California counties are struggling to curb new cases of coronavirus, and Jones’ refusal to require his jail deputies to wear masks puts everyone at risk, Fischer said.
“The jail system and the community are only as strong as the weakest link. Having deputies not wearing masks is the weak link.”
The lack of masks isn’t the only issue identified by Mendelson and Fischerin their May 27 letter.
Currently, anyone booked into a Sacramento jail is quarantined for seven days. During that time, new prisoners are allowed only one initial shower, and cannot make personal phone calls or leave their cell. Incarcerated people who come into contact with someone suspected to have COVID-19 are placed in quarantine for 14 days under the same harsh conditions: no showers, personal phone calls, or out-of-cell time.
The parties met on May 28, but were unable to reach a resolution, Mendelson said. The next step is a mediation session with a judge, scheduled for June 15.
Monday, we wrote about a spike in COVID-19 cases at California’s San Quentin prison, which, only a week ago, had reported no infections. There was also a spike at Corcoran State Prison, which, like San Quentin, also had reported no cases. The new cases arose from expanded testing and the transfer of prisoners to the two facilities to alleviate crowding at the California Institution for Men (CIM), where 12 people have died and there are more than 500 active cases. A California Department of Corrections and Rehabilitation (CDCR) spokesperson said only one of the new cases at Corcoran came from the transfer. She told The Appeal that people moved from CIM to San Quentin were tested and medically evaluated prior to their transfer.
On Monday, the San Francisco Chronicle’s Jason Fagone and Megan Cassidy reported that the tests were taken weeks prior to the transfers and that four of the men displayed symptoms of COVID-19 en route to San Quentin.
A CDCR spokesperson told The Appeal that all of the men were quarantined when they arrived at Corcoran and San Quentin.

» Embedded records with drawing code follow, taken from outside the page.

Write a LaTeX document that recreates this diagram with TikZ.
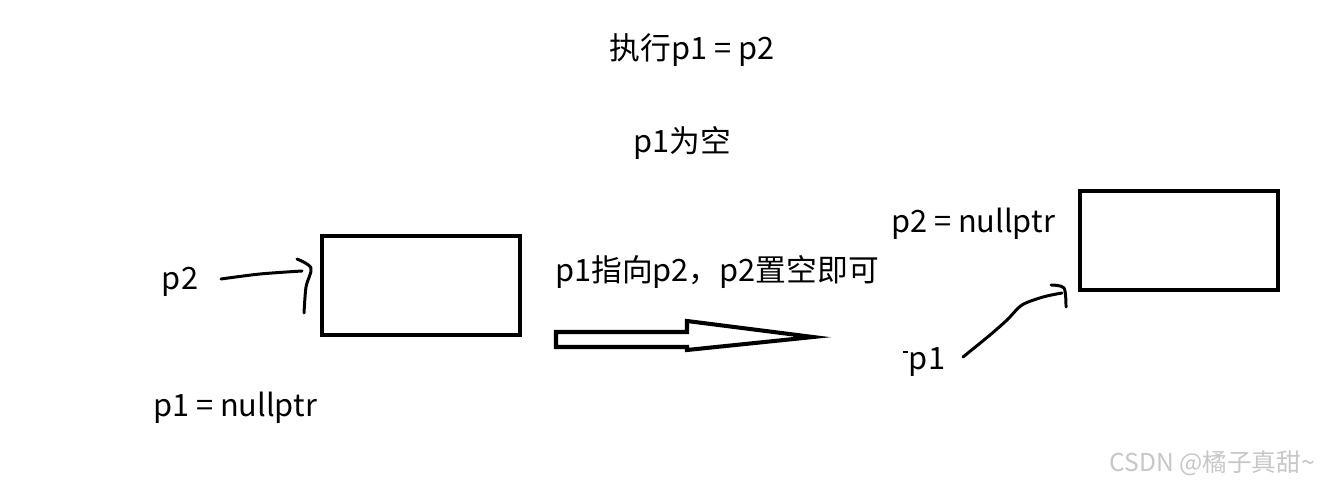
\documentclass[tikz,border=0pt]{standalone}
\usepackage{fontspec}
\setmainfont{Noto Sans CJK SC}
\usetikzlibrary{positioning}

\begin{document}
\begin{tikzpicture}[x=0.2mm,y=-0.2mm,font=\fontsize{17.5}{20}\selectfont,
  lbl/.style={inner sep=0pt},
  rec/.style={draw,line width=2.8pt,minimum width=39.6mm,minimum height=19.8mm,inner sep=0pt},
  pen/.style={line width=1.7pt,line cap=round,line join=round}]
\useasboundingbox (0,0) rectangle (1320,486);
% titles
\node[lbl] (title) at (692,50) {执行p1 = p2};
\node[lbl] (empty) at (682,143) {p1为空};
% before
\node[rec] (old) at (421,285.5) {};
\node[lbl] (p2) at (180,282) {p2};
\node[lbl] (p1null) at (235,408) {p1 = nullptr};
\coordinate (s2) at (221,279);
\draw[pen] (s2) plot[smooth] coordinates {(221,279) (260,274) (302,271)};
\draw[pen] plot[smooth] coordinates {(297,259) (311,268) (306,287) (304,313)};
% step
\node[lbl] (step) at (717,272) {p1指向p2，p2置空即可};
\draw[line width=2.3pt,line join=miter] (556,332) -- (687,332) -- (687,321) -- (813,337)
  -- (687,350) -- (687,347) -- (556,347) -- cycle;
% after
\node[rec] (new) at (1179,240.5) {};
\node[lbl] (p2null) at (973,224) {p2 = nullptr};
\node[lbl] (p1) at (927,362) {p1};
\draw[line width=1pt] (903,352) -- (908,352);
\draw[pen] plot[smooth] coordinates {(963,357) (990,335) (1007,320) (1022,305) (1043,297) (1062,293)};
\draw[pen] plot[smooth] coordinates {(1051,285) (1064,288) (1066,307)};
% mark
\node[lbl,anchor=east,text=black!22,font=\fontsize{14}{16}\selectfont] (mark) at (1315,463) {CSDN @橘子真甜\textasciitilde};
\end{tikzpicture}
\end{document}
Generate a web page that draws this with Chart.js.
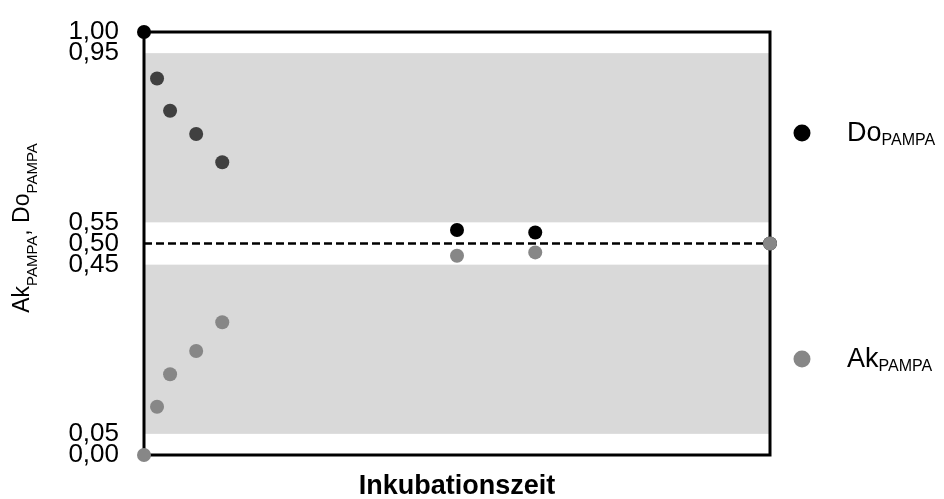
<!DOCTYPE html>
<html>
<head>
<meta charset="utf-8">
<script src="https://cdn.jsdelivr.net/npm/chart.js@4.4.1/dist/chart.umd.min.js"></script>
<style>
  html, body { margin: 0; padding: 0; background: #fff; }
  #wrap { width: 944px; height: 499px; position: relative; }
</style>
</head>
<body>
<div id="wrap"><canvas id="chart"></canvas></div>
<script>
// Incubation time (h) for each measurement
const timePoints = [0, 1, 2, 4, 6, 24, 30, 48];
// Donor fraction Do_PAMPA and acceptor fraction Ak_PAMPA
const doValues = [1.0, 0.89, 0.814, 0.759, 0.692, 0.532, 0.526, 0.5];
const akValues = [0.0, 0.114, 0.191, 0.246, 0.314, 0.471, 0.479, 0.5];
// Y tick labels shown on the axis
const yTicks = [0, 0.05, 0.45, 0.5, 0.55, 0.95, 1];
// Shaded ranges [from, to]
const bands = [[0.05, 0.45], [0.55, 0.95]];
const equilibrium = 0.5;

const FONT = "'Liberation Sans', Arial, sans-serif";

// Shaded bands and the frame, under the points
const bandsPlugin = {
    id: 'bands',
    beforeDatasetsDraw(chart) {
        const { ctx, chartArea, scales } = chart;
        ctx.save();
        ctx.fillStyle = '#d9d9d9';
        bands.forEach(([a, b]) => {
            const y1 = scales.y.getPixelForValue(b);
            const y2 = scales.y.getPixelForValue(a);
            ctx.fillRect(chartArea.left, y1, chartArea.right - chartArea.left, y2 - y1);
        });
        ctx.strokeStyle = '#000';
        ctx.lineWidth = 3;
        ctx.strokeRect(chartArea.left, chartArea.top, chartArea.right - chartArea.left, chartArea.bottom - chartArea.top);
        ctx.restore();
    }
};

// Draws text with a subscript part, returns width
function subText(ctx, main, sub, x, y, mainSize, subSize, subDrop, measureOnly) {
    ctx.font = mainSize + 'px ' + FONT;
    const w1 = ctx.measureText(main).width;
    ctx.font = subSize + 'px ' + FONT;
    const w2 = ctx.measureText(sub).width;
    if (!measureOnly) {
        ctx.font = mainSize + 'px ' + FONT;
        ctx.fillText(main, x, y);
        ctx.font = subSize + 'px ' + FONT;
        ctx.fillText(sub, x + w1, y + subDrop);
    }
    return w1 + w2;
}

// Custom legend and y axis title (both need subscripts)
const labelsPlugin = {
    id: 'labels',
    afterDraw(chart) {
        const { ctx } = chart;
        ctx.save();
        ctx.fillStyle = '#000';
        ctx.textBaseline = 'alphabetic';

        // legend
        const entries = [
            { main: 'Do', color: '#000000', y: 133 },
            { main: 'Ak', color: '#878787', y: 359 }
        ];
        entries.forEach(e => {
            ctx.fillStyle = e.color;
            ctx.beginPath();
            ctx.arc(802, e.y, 8.5, 0, Math.PI * 2);
            ctx.fill();
            ctx.fillStyle = '#000';
            subText(ctx, e.main, 'PAMPA', 847, e.y + 8, 27, 16, 4);
        });

        // y axis title, rotated
        ctx.translate(29, 228);
        ctx.rotate(-Math.PI / 2);
        const parts = [['Ak', 'PAMPA'], [', Do', 'PAMPA']];
        let total = 0;
        parts.forEach(p => { total += subText(ctx, p[0], p[1], 0, 0, 23, 15, 8, true); });
        let x = -total / 2;
        parts.forEach(p => { x += subText(ctx, p[0], p[1], x, 0, 23, 15, 8, false); });
        ctx.restore();
    }
};

const ctx = document.getElementById('chart').getContext('2d');

new Chart(ctx, {
    type: 'scatter',
    data: {
        datasets: [
            {
                label: 'Gleichgewicht',
                data: [
                    { x: timePoints[0], y: equilibrium },
                    { x: timePoints[timePoints.length - 1], y: equilibrium }
                ],
                showLine: true,
                borderColor: '#000',
                borderWidth: 2.5,
                borderDash: [8, 4],
                pointRadius: 0,
                order: 3,
                clip: false
            },
            {
                label: 'Do',
                data: timePoints.map((t, i) => ({ x: t, y: doValues[i] })),
                // early measurements shown in dark grey, others black
                pointBackgroundColor: c => (c.raw && c.raw.x > 0 && c.raw.x < 24) ? '#404040' : '#000000',
                pointBorderWidth: 0,
                pointRadius: 7,
                order: 2,
                clip: false
            },
            {
                label: 'Ak',
                data: timePoints.map((t, i) => ({ x: t, y: akValues[i] })),
                pointBackgroundColor: '#878787',
                pointBorderWidth: 0,
                pointRadius: 7,
                order: 1,
                clip: false
            }
        ]
    },
    options: {
        responsive: true,
        maintainAspectRatio: false,
        animation: false,
        layout: { padding: { top: 32, right: 174, left: 0, bottom: 0 } },
        plugins: {
            legend: { display: false },
            tooltip: { enabled: false }
        },
        scales: {
            x: {
                type: 'linear',
                min: 0,
                max: 48,
                grid: { display: false, drawTicks: false },
                border: { display: false },
                ticks: { display: false },
                title: {
                    display: true,
                    text: 'Inkubationszeit',
                    color: '#000',
                    font: { family: FONT, size: 27, weight: 'bold', lineHeight: 0.9 },
                    padding: 0
                },
                afterFit: s => { s.height = 44; s.paddingLeft = 0; s.paddingRight = 0; }
            },
            y: {
                min: 0,
                max: 1,
                grid: { display: false, drawTicks: false },
                border: { display: false },
                afterBuildTicks: s => { s.ticks = yTicks.map(v => ({ value: v })); },
                ticks: {
                    autoSkip: false,
                    padding: 25,
                    color: '#000',
                    font: { family: FONT, size: 26 },
                    callback: v => v.toFixed(2).replace('.', ',')
                },
                afterFit: s => { s.width = 144; s.paddingTop = 0; s.paddingBottom = 0; }
            }
        }
    },
    plugins: [bandsPlugin, labelsPlugin]
});
</script>
</body>
</html>
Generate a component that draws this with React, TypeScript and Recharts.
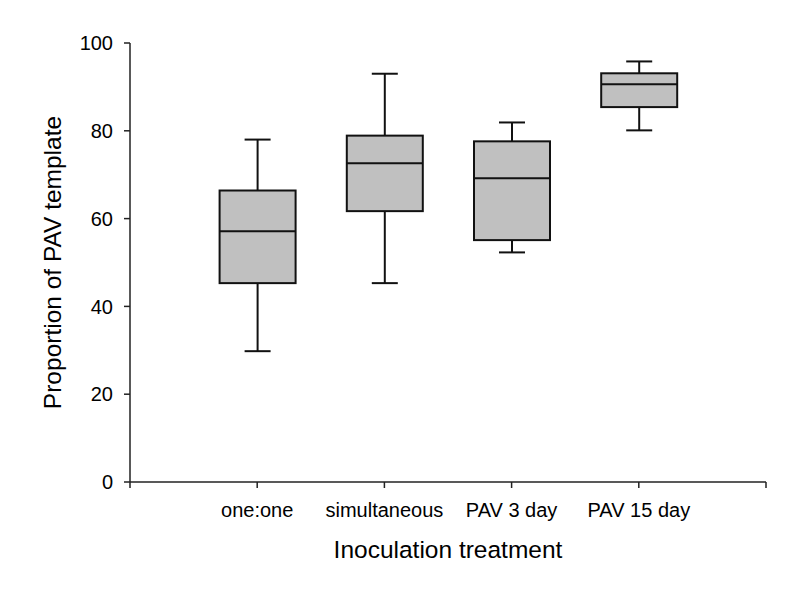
import { ComposedChart, Bar, XAxis, YAxis } from 'recharts';

// box plot summary per treatment
const categories = ['one:one', 'simultaneous', 'PAV 3 day', 'PAV 15 day'];
const positions = [1, 2, 3, 4];
const whiskerLow = [29.8, 45.3, 52.3, 80.1];
const quartile1 = [45.3, 61.7, 55.1, 85.4];
const medians = [57.1, 72.6, 69.2, 90.6];
const quartile3 = [66.4, 78.9, 77.6, 93.1];
const whiskerHigh = [78.0, 93.0, 81.9, 95.8];

const xTicks = [0, 1, 2, 3, 4, 5];
const yTicks = [0, 20, 40, 60, 80, 100];

const FONT = '"Liberation Sans", Arial, Helvetica, sans-serif';

const data = positions.map((pos, i) => ({
  pos,
  name: categories[i],
  low: whiskerLow[i],
  q1: quartile1[i],
  median: medians[i],
  q3: quartile3[i],
  high: whiskerHigh[i],
  range: [whiskerLow[i], whiskerHigh[i]],
}));

// Bar spans low..high; derive the value->pixel mapping from its geometry
const BoxShape = (props: any) => {
  const { x, y, width, height, payload } = props;
  if (!payload) return null;
  const top = Math.min(y, y + height);
  const h = Math.abs(height);
  const k = h / (payload.high - payload.low);
  const py = (v: number) => top + (payload.high - v) * k;
  const cx = x + width / 2;
  const cap = 13;
  const s = { stroke: '#111', strokeWidth: 2 };
  return (
    <g>
      <line x1={cx} x2={cx} y1={py(payload.high)} y2={py(payload.q3)} {...s} />
      <line x1={cx} x2={cx} y1={py(payload.q1)} y2={py(payload.low)} {...s} />
      <line x1={cx - cap} x2={cx + cap} y1={py(payload.high)} y2={py(payload.high)} {...s} />
      <line x1={cx - cap} x2={cx + cap} y1={py(payload.low)} y2={py(payload.low)} {...s} />
      <rect
        x={x}
        y={py(payload.q3)}
        width={width}
        height={py(payload.q1) - py(payload.q3)}
        fill="#c0c0c0"
        {...s}
      />
      <line x1={x} x2={x + width} y1={py(payload.median)} y2={py(payload.median)} {...s} />
    </g>
  );
};

const YTitle = (props: any) => {
  const vb = props.viewBox || { x: 0, y: 0, width: 0, height: 0 };
  const tx = 52;
  const ty = vb.y + vb.height / 2;
  return (
    <text
      x={tx}
      y={ty}
      transform={`rotate(-90, ${tx}, ${ty})`}
      textAnchor="middle"
      dominantBaseline="central"
      fontSize={24.5}
      fontFamily={FONT}
      fill="#000"
    >
      Proportion of PAV template
    </text>
  );
};

export default function App() {
  return (
    <div style={{ position: 'absolute', left: 0, top: 0, width: 800, height: 598, background: '#fff' }}>
      <ComposedChart
        width={800}
        height={598}
        data={data}
        margin={{ top: 43, right: 34, left: 0, bottom: 36 }}
      >
        <XAxis
          dataKey="pos"
          type="number"
          domain={[0, 5]}
          ticks={xTicks}
          interval={0}
          height={80}
          tickFormatter={(v: number) => (v >= 1 && v <= 4 ? categories[v - 1] : '')}
          axisLine={{ stroke: '#222', strokeWidth: 1.5 }}
          tickLine={{ stroke: '#222', strokeWidth: 1.5 }}
          tickSize={6}
          tickMargin={15}
          tick={{ fill: '#000', fontSize: 20, fontFamily: FONT }}
          label={{
            value: 'Inoculation treatment',
            position: 'insideBottom',
            offset: 4,
            fill: '#000',
            fontSize: 24.5,
            fontFamily: FONT,
          }}
        />
        <YAxis
          type="number"
          domain={[0, 100]}
          ticks={yTicks}
          interval={0}
          width={130}
          axisLine={{ stroke: '#222', strokeWidth: 1.5 }}
          tickLine={{ stroke: '#222', strokeWidth: 1.5 }}
          tickSize={6}
          tickMargin={11}
          tick={{ fill: '#000', fontSize: 20, fontFamily: FONT }}
          label={<YTitle />}
        />
        <Bar dataKey="range" barSize={76} shape={<BoxShape />} isAnimationActive={false} />
      </ComposedChart>
    </div>
  );
}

According to CDCR’s patient tracker, 2,382 men and women in California prisons currently have COVID 19. There are 16 active cases at San Quentin and 93 at Corcoran. The largest number of active cases is at Chuckawalla Valley State Prison, in Blythe (989). Avenal State Prison is second with 639, down from Monday’s 670 cases.
*As jails and prisons expand testing, asymptomatic positive cases are becoming a significant problem. On Monday, Weld County jail, which is about an hour outside of Denver, reported that 23 asymptomatic prisoners had tested positive for COVID-19.
*On Monday, the Boyd County Sheriff’s Department released the name of a man who died in its custody on Sunday. In a press release, the department said 48-year-old Leslie Bryan went into “medical distress” in jail and died later that day in a hospital. A post-mortem test determined that he had COVID-19. Bryan had been at the jail only 12 days and the department said he showed no signs of illness. Last year, The Appeal examined problems in the Kentucky jail, which included drug overdoses, escapes, and a man who died after being placed in a restraint chair and beaten by deputies.
* Twenty-one staff and inmates in the Willacy County jail have tested positive for COVID-19, the Valley Morning Star reports. The south Texas county—population 22,134—is located just north of Brownsville.
* Every single person housed in the Morrow County Jail in Gilead, Ohio, which has been turned into an ICE facility, has tested positive for COVID-19.
Correction: This post has been updated to clarify the number of new cases at Corcoran State Prison resulting from the transfer of prisoners from the California Institution for Men.